• _PROBLEM_:
Nothing after the line with "1.77,2.12,2.05,2.28,1.95,1.98,1.72,2.0,1.80];" belongs in the copy; extract the lines below from the top through that line, pictures left out.

• _COLLECTED MATERIAL_:
===============

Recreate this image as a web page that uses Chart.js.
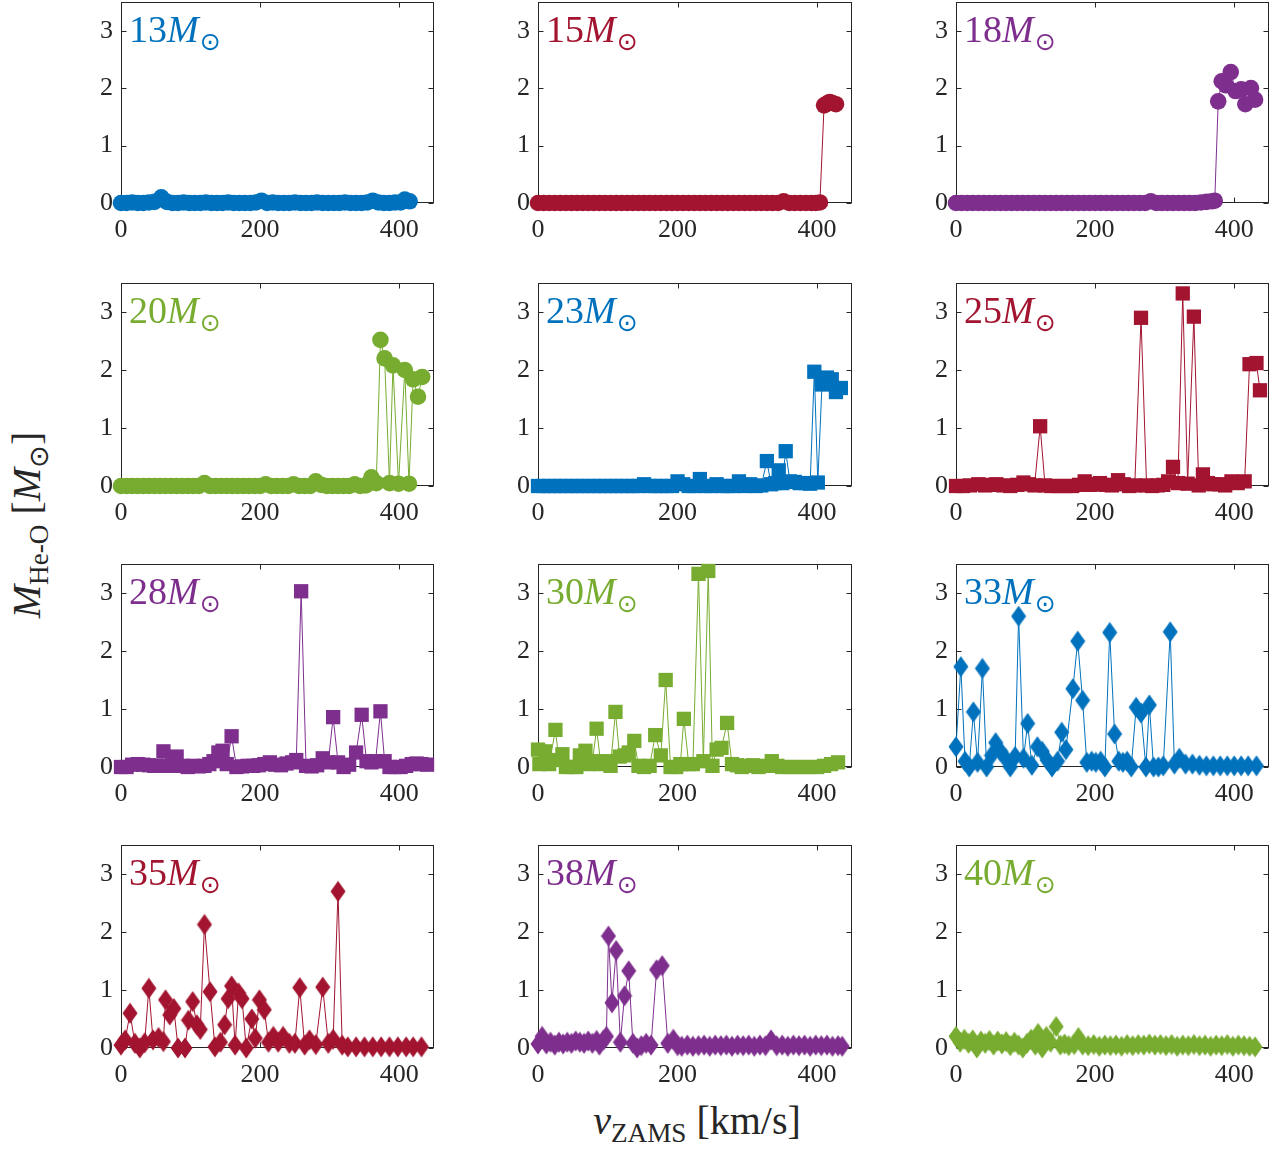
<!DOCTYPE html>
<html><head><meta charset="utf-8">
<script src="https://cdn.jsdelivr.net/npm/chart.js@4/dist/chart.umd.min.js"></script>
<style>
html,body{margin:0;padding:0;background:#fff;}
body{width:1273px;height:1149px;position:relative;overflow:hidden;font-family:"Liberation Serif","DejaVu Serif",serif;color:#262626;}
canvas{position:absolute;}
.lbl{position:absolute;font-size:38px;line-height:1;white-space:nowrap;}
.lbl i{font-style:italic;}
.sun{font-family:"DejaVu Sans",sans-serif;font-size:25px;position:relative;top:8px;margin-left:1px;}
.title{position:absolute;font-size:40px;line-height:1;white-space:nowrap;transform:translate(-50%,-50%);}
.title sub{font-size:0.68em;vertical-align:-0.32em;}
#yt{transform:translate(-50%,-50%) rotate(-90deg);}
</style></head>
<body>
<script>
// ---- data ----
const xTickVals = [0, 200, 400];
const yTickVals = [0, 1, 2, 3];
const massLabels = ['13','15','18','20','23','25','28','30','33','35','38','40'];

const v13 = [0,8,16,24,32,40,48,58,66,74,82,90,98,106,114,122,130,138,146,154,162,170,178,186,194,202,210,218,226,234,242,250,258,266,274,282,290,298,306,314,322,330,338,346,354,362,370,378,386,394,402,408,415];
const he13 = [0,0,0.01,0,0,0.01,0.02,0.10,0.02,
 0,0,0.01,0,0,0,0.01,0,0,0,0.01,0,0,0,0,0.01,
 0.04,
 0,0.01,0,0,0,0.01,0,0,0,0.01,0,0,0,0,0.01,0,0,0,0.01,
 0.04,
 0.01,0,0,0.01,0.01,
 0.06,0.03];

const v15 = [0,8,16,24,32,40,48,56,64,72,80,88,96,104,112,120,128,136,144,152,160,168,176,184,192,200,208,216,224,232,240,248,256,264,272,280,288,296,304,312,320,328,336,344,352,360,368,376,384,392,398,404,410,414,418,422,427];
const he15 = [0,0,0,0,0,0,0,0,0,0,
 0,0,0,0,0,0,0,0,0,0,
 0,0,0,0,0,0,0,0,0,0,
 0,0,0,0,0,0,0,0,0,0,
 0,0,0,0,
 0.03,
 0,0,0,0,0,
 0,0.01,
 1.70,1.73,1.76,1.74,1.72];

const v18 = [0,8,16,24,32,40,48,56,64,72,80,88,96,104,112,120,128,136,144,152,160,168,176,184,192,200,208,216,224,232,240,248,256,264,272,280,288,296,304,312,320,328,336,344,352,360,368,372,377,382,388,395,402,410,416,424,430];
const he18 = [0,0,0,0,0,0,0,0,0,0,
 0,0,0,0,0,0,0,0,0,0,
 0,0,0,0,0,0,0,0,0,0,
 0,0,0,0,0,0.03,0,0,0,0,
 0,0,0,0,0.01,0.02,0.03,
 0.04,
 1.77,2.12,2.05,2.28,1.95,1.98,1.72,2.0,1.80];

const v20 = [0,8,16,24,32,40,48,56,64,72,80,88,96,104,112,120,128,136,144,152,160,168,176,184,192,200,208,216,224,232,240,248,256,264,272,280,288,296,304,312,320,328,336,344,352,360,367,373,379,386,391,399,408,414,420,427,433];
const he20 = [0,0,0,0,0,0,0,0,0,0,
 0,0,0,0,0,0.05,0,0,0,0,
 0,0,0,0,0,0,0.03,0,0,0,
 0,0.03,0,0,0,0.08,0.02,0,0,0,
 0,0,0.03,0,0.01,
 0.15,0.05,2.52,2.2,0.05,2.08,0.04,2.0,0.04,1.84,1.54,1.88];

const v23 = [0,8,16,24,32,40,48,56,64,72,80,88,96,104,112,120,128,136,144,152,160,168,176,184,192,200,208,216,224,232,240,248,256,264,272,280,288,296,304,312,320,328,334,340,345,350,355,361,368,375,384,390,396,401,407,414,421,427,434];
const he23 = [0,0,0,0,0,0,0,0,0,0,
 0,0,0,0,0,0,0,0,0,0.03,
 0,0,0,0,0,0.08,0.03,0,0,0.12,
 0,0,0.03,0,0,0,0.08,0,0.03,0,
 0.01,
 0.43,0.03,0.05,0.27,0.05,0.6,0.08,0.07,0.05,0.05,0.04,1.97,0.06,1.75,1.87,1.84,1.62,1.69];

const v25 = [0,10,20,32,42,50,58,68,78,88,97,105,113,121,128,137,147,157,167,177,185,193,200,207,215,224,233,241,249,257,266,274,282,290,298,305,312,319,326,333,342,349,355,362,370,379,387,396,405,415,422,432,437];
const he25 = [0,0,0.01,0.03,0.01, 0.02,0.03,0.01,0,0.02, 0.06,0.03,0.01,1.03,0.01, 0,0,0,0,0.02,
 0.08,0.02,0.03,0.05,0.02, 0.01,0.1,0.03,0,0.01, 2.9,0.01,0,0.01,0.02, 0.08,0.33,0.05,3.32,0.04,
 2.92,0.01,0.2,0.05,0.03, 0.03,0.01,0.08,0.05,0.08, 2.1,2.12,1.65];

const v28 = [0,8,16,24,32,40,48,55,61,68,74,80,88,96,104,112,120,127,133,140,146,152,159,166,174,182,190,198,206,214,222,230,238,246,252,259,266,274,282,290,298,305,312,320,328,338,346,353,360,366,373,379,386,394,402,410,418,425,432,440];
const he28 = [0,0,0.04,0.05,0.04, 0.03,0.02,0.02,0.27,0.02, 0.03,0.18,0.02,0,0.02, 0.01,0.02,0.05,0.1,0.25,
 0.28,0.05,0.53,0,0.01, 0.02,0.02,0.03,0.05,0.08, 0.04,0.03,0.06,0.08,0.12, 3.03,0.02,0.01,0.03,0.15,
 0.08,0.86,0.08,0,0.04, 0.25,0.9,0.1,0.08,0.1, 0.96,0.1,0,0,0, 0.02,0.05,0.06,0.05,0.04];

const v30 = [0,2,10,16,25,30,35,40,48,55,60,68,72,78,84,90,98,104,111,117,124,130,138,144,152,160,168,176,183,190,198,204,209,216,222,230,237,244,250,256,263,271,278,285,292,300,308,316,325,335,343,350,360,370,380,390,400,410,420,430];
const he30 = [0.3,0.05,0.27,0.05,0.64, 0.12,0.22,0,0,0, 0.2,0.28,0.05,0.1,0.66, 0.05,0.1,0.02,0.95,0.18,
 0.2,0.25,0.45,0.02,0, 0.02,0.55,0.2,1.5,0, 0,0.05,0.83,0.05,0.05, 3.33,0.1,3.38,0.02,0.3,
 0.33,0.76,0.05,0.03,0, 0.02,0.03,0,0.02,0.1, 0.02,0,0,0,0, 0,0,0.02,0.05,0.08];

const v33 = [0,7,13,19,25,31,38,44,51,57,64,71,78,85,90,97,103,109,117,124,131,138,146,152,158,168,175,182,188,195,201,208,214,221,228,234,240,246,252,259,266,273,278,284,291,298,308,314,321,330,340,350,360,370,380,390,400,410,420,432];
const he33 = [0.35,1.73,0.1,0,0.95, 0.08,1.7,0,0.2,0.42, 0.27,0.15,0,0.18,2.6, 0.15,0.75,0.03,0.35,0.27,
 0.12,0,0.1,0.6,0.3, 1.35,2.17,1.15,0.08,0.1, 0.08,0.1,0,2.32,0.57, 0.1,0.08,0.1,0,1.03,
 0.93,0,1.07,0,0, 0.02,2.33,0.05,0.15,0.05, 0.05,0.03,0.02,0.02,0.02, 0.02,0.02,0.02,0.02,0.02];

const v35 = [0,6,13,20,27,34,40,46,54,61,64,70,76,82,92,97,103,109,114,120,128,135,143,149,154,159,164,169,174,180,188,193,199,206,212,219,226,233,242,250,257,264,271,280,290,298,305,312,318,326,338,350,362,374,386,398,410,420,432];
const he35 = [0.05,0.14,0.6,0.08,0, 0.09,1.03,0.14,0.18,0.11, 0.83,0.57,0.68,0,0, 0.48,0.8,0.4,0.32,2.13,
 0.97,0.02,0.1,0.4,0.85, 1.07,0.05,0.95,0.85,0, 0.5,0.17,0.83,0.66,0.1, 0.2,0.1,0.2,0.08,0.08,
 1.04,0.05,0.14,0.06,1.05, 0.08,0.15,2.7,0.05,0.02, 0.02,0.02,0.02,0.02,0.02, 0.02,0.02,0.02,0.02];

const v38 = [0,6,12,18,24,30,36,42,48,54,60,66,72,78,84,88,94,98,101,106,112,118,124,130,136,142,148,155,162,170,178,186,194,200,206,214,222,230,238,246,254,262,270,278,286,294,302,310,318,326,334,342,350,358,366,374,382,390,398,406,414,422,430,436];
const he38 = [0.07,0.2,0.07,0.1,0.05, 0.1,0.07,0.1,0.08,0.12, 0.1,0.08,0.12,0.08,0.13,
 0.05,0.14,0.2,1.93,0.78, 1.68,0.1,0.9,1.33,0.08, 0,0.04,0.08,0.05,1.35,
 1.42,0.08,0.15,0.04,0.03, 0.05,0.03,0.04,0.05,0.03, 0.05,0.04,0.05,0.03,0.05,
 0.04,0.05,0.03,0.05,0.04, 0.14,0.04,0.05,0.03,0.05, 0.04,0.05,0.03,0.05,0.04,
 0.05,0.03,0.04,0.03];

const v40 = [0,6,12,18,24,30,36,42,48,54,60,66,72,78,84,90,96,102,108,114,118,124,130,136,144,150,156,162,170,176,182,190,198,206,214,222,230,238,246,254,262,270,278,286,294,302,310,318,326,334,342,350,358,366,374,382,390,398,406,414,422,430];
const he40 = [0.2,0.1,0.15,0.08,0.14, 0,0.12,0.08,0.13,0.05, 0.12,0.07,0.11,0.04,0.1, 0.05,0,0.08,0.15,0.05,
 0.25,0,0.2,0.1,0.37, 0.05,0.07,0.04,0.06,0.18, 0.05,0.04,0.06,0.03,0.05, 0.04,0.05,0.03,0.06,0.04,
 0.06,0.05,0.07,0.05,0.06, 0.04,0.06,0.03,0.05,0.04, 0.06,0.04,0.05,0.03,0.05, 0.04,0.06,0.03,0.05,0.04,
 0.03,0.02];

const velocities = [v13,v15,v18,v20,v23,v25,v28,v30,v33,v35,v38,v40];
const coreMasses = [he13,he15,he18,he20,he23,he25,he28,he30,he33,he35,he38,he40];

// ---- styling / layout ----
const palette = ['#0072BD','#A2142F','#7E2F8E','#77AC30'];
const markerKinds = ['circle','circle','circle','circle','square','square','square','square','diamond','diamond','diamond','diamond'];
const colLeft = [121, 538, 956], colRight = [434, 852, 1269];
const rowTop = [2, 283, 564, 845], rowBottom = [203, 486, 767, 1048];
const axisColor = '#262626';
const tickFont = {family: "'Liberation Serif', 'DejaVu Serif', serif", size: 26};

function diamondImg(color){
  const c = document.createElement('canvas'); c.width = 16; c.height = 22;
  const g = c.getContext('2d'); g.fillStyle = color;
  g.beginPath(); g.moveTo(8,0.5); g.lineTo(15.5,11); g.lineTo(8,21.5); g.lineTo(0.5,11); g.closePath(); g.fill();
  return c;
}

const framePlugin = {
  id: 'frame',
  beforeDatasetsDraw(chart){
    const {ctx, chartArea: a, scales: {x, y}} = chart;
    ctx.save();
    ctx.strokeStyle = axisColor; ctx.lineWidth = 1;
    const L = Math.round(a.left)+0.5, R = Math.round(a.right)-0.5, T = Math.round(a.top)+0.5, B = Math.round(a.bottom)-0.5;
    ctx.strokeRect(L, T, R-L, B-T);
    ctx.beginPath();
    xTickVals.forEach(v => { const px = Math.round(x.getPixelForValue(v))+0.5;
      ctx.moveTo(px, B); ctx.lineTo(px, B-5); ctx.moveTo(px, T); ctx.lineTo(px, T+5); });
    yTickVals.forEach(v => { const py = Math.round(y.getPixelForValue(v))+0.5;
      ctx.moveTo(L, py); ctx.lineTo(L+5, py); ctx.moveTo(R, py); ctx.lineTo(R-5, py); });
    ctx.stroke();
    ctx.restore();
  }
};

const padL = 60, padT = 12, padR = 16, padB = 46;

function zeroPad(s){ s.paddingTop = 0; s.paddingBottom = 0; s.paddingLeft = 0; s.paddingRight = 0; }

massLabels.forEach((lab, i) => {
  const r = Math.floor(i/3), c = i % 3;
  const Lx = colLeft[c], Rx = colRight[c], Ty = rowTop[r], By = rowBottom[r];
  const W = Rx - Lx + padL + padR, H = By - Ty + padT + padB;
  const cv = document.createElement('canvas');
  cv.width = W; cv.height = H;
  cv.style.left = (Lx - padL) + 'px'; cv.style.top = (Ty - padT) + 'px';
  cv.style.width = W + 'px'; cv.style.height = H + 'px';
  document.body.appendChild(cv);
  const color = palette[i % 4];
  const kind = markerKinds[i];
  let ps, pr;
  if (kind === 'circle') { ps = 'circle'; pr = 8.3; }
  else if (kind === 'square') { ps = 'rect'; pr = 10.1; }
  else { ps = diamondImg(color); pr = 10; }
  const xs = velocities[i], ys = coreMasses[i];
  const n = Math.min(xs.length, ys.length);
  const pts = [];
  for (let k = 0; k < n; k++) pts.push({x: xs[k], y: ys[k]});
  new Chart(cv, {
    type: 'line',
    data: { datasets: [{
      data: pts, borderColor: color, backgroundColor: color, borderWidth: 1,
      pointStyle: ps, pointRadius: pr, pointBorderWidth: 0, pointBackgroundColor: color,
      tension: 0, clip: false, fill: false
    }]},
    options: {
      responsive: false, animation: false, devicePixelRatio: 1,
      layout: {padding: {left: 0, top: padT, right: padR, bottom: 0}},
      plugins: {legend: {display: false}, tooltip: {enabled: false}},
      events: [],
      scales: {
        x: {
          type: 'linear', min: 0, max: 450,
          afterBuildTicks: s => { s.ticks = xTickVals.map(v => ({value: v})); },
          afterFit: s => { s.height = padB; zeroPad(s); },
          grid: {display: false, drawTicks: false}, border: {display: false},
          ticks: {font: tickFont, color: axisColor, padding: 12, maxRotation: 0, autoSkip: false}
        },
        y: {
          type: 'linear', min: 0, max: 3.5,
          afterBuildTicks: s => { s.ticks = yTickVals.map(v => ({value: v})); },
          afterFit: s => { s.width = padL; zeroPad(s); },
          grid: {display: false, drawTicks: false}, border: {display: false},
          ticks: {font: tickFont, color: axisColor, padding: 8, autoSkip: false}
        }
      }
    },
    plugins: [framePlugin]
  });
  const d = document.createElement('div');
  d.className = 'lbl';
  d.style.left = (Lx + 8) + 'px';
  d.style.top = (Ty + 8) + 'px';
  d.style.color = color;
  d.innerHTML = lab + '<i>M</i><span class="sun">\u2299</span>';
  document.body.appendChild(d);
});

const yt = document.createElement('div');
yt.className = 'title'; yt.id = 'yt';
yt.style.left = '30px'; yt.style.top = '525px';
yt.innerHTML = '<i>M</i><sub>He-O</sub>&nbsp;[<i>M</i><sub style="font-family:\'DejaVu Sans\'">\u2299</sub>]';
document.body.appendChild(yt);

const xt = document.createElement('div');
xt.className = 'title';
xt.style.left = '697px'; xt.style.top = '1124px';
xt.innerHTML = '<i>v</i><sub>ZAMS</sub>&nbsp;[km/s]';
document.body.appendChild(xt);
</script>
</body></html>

===============

• _EXERCISE OUTPUT_:
Recreate this image as a web page that uses Chart.js.
<!DOCTYPE html>
<html><head><meta charset="utf-8">
<script src="https://cdn.jsdelivr.net/npm/chart.js@4/dist/chart.umd.min.js"></script>
<style>
html,body{margin:0;padding:0;background:#fff;}
body{width:1273px;height:1149px;position:relative;overflow:hidden;font-family:"Liberation Serif","DejaVu Serif",serif;color:#262626;}
canvas{position:absolute;}
.lbl{position:absolute;font-size:38px;line-height:1;white-space:nowrap;}
.lbl i{font-style:italic;}
.sun{font-family:"DejaVu Sans",sans-serif;font-size:25px;position:relative;top:8px;margin-left:1px;}
.title{position:absolute;font-size:40px;line-height:1;white-space:nowrap;transform:translate(-50%,-50%);}
.title sub{font-size:0.68em;vertical-align:-0.32em;}
#yt{transform:translate(-50%,-50%) rotate(-90deg);}
</style></head>
<body>
<script>
// ---- data ----
const xTickVals = [0, 200, 400];
const yTickVals = [0, 1, 2, 3];
const massLabels = ['13','15','18','20','23','25','28','30','33','35','38','40'];

const v13 = [0,8,16,24,32,40,48,58,66,74,82,90,98,106,114,122,130,138,146,154,162,170,178,186,194,202,210,218,226,234,242,250,258,266,274,282,290,298,306,314,322,330,338,346,354,362,370,378,386,394,402,408,415];
const he13 = [0,0,0.01,0,0,0.01,0.02,0.10,0.02,
 0,0,0.01,0,0,0,0.01,0,0,0,0.01,0,0,0,0,0.01,
 0.04,
 0,0.01,0,0,0,0.01,0,0,0,0.01,0,0,0,0,0.01,0,0,0,0.01,
 0.04,
 0.01,0,0,0.01,0.01,
 0.06,0.03];

const v15 = [0,8,16,24,32,40,48,56,64,72,80,88,96,104,112,120,128,136,144,152,160,168,176,184,192,200,208,216,224,232,240,248,256,264,272,280,288,296,304,312,320,328,336,344,352,360,368,376,384,392,398,404,410,414,418,422,427];
const he15 = [0,0,0,0,0,0,0,0,0,0,
 0,0,0,0,0,0,0,0,0,0,
 0,0,0,0,0,0,0,0,0,0,
 0,0,0,0,0,0,0,0,0,0,
 0,0,0,0,
 0.03,
 0,0,0,0,0,
 0,0.01,
 1.70,1.73,1.76,1.74,1.72];

const v18 = [0,8,16,24,32,40,48,56,64,72,80,88,96,104,112,120,128,136,144,152,160,168,176,184,192,200,208,216,224,232,240,248,256,264,272,280,288,296,304,312,320,328,336,344,352,360,368,372,377,382,388,395,402,410,416,424,430];
const he18 = [0,0,0,0,0,0,0,0,0,0,
 0,0,0,0,0,0,0,0,0,0,
 0,0,0,0,0,0,0,0,0,0,
 0,0,0,0,0,0.03,0,0,0,0,
 0,0,0,0,0.01,0.02,0.03,
 0.04,
 1.77,2.12,2.05,2.28,1.95,1.98,1.72,2.0,1.80];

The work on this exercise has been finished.